== DATA SHOWN ==

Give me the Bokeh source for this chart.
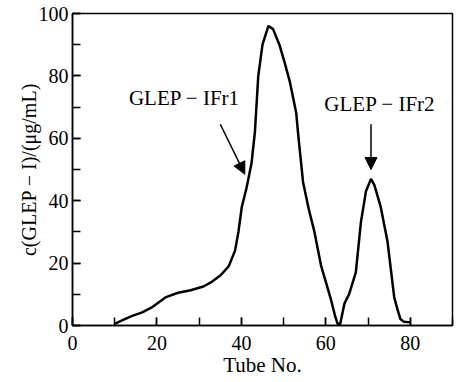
from bokeh.plotting import figure
from bokeh.models import Arrow, NormalHead, Label, SingleIntervalTicker, Range1d
from bokeh.embed import file_html
from bokeh.resources import INLINE

# Elution profile
tube = [10, 12, 14, 16.5, 19, 22, 25, 28, 31, 33, 35, 37, 38.5, 39.3, 40.1, 41.2,
        42.4, 43.2, 44, 45, 46.4, 47.5, 49, 50.3, 51.5, 53, 53.4, 53.8, 54.6, 56,
        57.3, 58.9, 60, 61.2, 62.2, 62.8, 63.4, 64.4, 65.5, 67.1, 68.3, 69.5, 70.7,
        71.5, 73, 74.6, 76.2, 77, 77.7, 78.5, 80]
conc = [0.5, 1.8, 3, 4.2, 6, 9, 10.5, 11.3, 12.5, 14, 16, 19, 24, 30, 38, 44,
        52, 62, 80, 90, 96, 95, 90, 84, 78, 68, 62, 56.6, 46, 37,
        30, 19, 14, 8.4, 3, 0.5, 0.5, 7, 10, 17, 33, 43, 47,
        45, 38, 27, 9, 5, 2, 1.2, 1]

x_ticks_interval = 20
y_ticks_interval = 20
x_range = (0, 90)
y_range = (0, 100)

label1 = "GLEP − IFr1"
label2 = "GLEP − IFr2"
label1_pos = (26.5, 69.0)
label2_pos = (72.8, 67.0)
arrow1 = (35.0, 64.5, 40.8, 48.5)
arrow2 = (70.7, 64.5, 70.7, 50.0)

FONT = "Liberation Serif"

p = figure(width=455, height=380, output_backend="svg", toolbar_location=None,
           x_range=Range1d(*x_range), y_range=Range1d(*y_range),
           min_border_left=72, min_border_right=3, min_border_top=13, min_border_bottom=55)
p.grid.visible = False
p.background_fill_color = "white"
p.border_fill_color = "white"
p.outline_line_color = "black"
p.outline_line_width = 1.5

p.line(tube, conc, line_color="black", line_width=2.5)

for ax in (p.xaxis[0], p.yaxis[0]):
    ax.axis_line_width = 1.5
    ax.major_tick_line_width = 1.5
    ax.minor_tick_line_width = 1.5
    ax.major_tick_in = 8
    ax.major_tick_out = 0
    ax.minor_tick_in = 8
    ax.minor_tick_out = 0
    ax.major_label_text_font = FONT
    ax.major_label_text_font_size = "20px"
    ax.major_label_text_color = "black"
    ax.axis_label_text_font = FONT
    ax.axis_label_text_font_style = "normal"
    ax.axis_label_text_color = "black"

p.xaxis.axis_label_text_font_size = "21px"
p.yaxis.axis_label_text_font_size = "20px"
p.xaxis.ticker = SingleIntervalTicker(interval=x_ticks_interval, num_minor_ticks=2)
p.yaxis.ticker = SingleIntervalTicker(interval=y_ticks_interval, num_minor_ticks=2)
p.xaxis.axis_label = "Tube No."
p.yaxis.axis_label = "c(GLEP − I)/(μg/mL)"
p.xaxis.major_label_standoff = 10
p.xaxis.axis_label_standoff = 0
p.yaxis.major_label_standoff = 4
p.yaxis.axis_label_standoff = -4

for txt, pos in ((label1, label1_pos), (label2, label2_pos)):
    p.add_layout(Label(x=pos[0], y=pos[1], text=txt, text_font=FONT,
                       text_font_size="21px", text_align="center",
                       text_baseline="bottom", text_color="black"))

for a in (arrow1, arrow2):
    p.add_layout(Arrow(x_start=a[0], y_start=a[1], x_end=a[2], y_end=a[3],
                       line_width=1.5, line_color="black",
                       end=NormalHead(size=12, fill_color="black", line_color="black")))

open("out.html", "w").write(file_html(p, INLINE))
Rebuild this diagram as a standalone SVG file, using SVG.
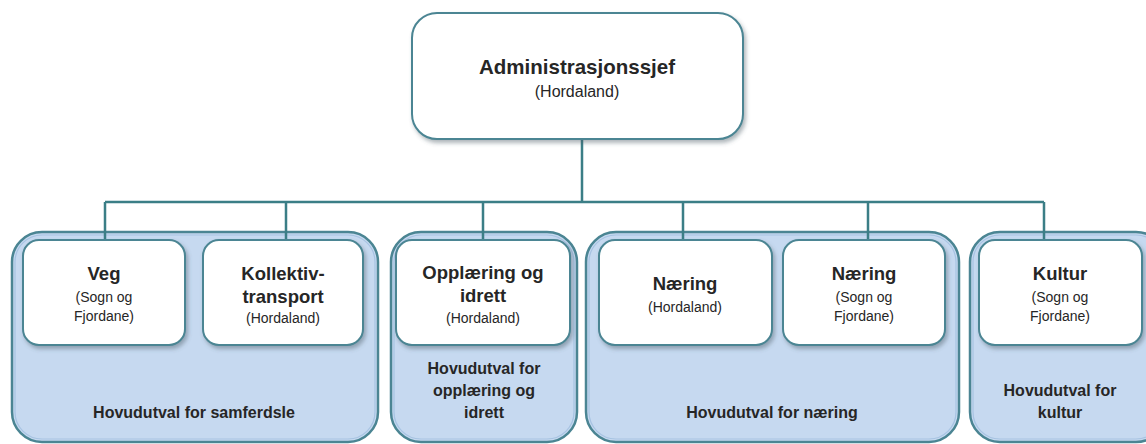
<svg xmlns="http://www.w3.org/2000/svg" width="1146" height="444" viewBox="0 0 1146 444">
<defs>
<filter id="sh" x="-10%" y="-10%" width="125%" height="130%">
<feDropShadow dx="2" dy="3" stdDeviation="2" flood-color="#4a5a66" flood-opacity="0.45"/>
</filter>
</defs>
<style>
.grp{fill:#c6d9f0;stroke:#4b8593;stroke-width:2.5}
.grpin{fill:none;stroke:#a7c3e2;stroke-width:1.2}
.box{fill:#ffffff;stroke:#4b8593;stroke-width:2;filter:url(#sh)}
.con{fill:none;stroke:#3b7e86;stroke-width:2.5}
text{font-family:"Liberation Sans",Arial,sans-serif;fill:#262626;text-anchor:middle}
.h{font-weight:bold;font-size:18.5px}
.s{font-size:14px}
.g{font-weight:bold;font-size:16px}
.t{font-weight:bold;font-size:20.5px}
.ts{font-size:16px}
</style>
<rect width="1146" height="444" fill="#ffffff"/>
<g id="groups">
<g id="grp-samferdsle">
<rect class="grp" x="12" y="232" width="366" height="210" rx="30"/>
<rect class="grpin" x="15" y="235" width="360" height="204" rx="27"/>
<text class="g" x="194" y="418">Hovudutval for samferdsle</text>
</g>
<g id="grp-opplaering">
<rect class="grp" x="391" y="232" width="186" height="210" rx="30"/>
<rect class="grpin" x="394" y="235" width="180" height="204" rx="27"/>
<text class="g" x="484" y="374">Hovudutval for</text>
<text class="g" x="484" y="396">opplæring og</text>
<text class="g" x="484" y="418">idrett</text>
</g>
<g id="grp-naering">
<rect class="grp" x="586" y="232" width="373" height="210" rx="30"/>
<rect class="grpin" x="589" y="235" width="367" height="204" rx="27"/>
<text class="g" x="772" y="418">Hovudutval for næring</text>
</g>
<g id="grp-kultur">
<rect class="grp" x="970" y="232" width="196" height="210" rx="30"/>
<rect class="grpin" x="973" y="235" width="190" height="204" rx="27"/>
<text class="g" x="1060" y="396">Hovudutval for</text>
<text class="g" x="1060" y="418">kultur</text>
</g>
</g>
<g id="connectors">
<path class="con" d="M582 139V202M105 202H1044M105 202V240M286 202V240M483 202V240M683 202V240M868 202V240M1044 202V240"/>
</g>
<g id="admin">
<rect class="box" x="412" y="13" width="331" height="126" rx="25"/>
<text class="t" x="577" y="74">Administrasjonssjef</text>
<text class="ts" x="577" y="97">(Hordaland)</text>
</g>
<g id="veg">
<rect class="box" x="23" y="240" width="162" height="105" rx="16"/>
<text class="h" x="104" y="280">Veg</text>
<text class="s" x="104" y="302">(Sogn og</text>
<text class="s" x="104" y="321">Fjordane)</text>
</g>
<g id="kollektiv">
<rect class="box" x="203" y="240" width="160" height="105" rx="16"/>
<text class="h" x="283" y="280">Kollektiv-</text>
<text class="h" x="283" y="303">transport</text>
<text class="s" x="283" y="323">(Hordaland)</text>
</g>
<g id="opplaering">
<rect class="box" x="396" y="240" width="174" height="105" rx="16"/>
<text class="h" x="483" y="279">Opplæring og</text>
<text class="h" x="483" y="302">idrett</text>
<text class="s" x="483" y="323">(Hordaland)</text>
</g>
<g id="naering-h">
<rect class="box" x="599" y="240" width="173" height="105" rx="16"/>
<text class="h" x="685" y="290">Næring</text>
<text class="s" x="685" y="312">(Hordaland)</text>
</g>
<g id="naering-sf">
<rect class="box" x="783" y="240" width="162" height="105" rx="16"/>
<text class="h" x="864" y="280">Næring</text>
<text class="s" x="864" y="302">(Sogn og</text>
<text class="s" x="864" y="321">Fjordane)</text>
</g>
<g id="kultur">
<rect class="box" x="979" y="240" width="163" height="105" rx="16"/>
<text class="h" x="1060" y="280">Kultur</text>
<text class="s" x="1060" y="302">(Sogn og</text>
<text class="s" x="1060" y="321">Fjordane)</text>
</g>
</svg>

===

- **TO BE DONE**:
Starting at the first line of the material, output exactly the lines up to and including the one with "from bokeh.resources import INLINE". Do not include the pictures.

- **THE RESULT**:
Give me the Bokeh source for this chart.
from bokeh.plotting import figure
from bokeh.models import Arrow, NormalHead, Label, SingleIntervalTicker, Range1d
from bokeh.embed import file_html
from bokeh.resources import INLINE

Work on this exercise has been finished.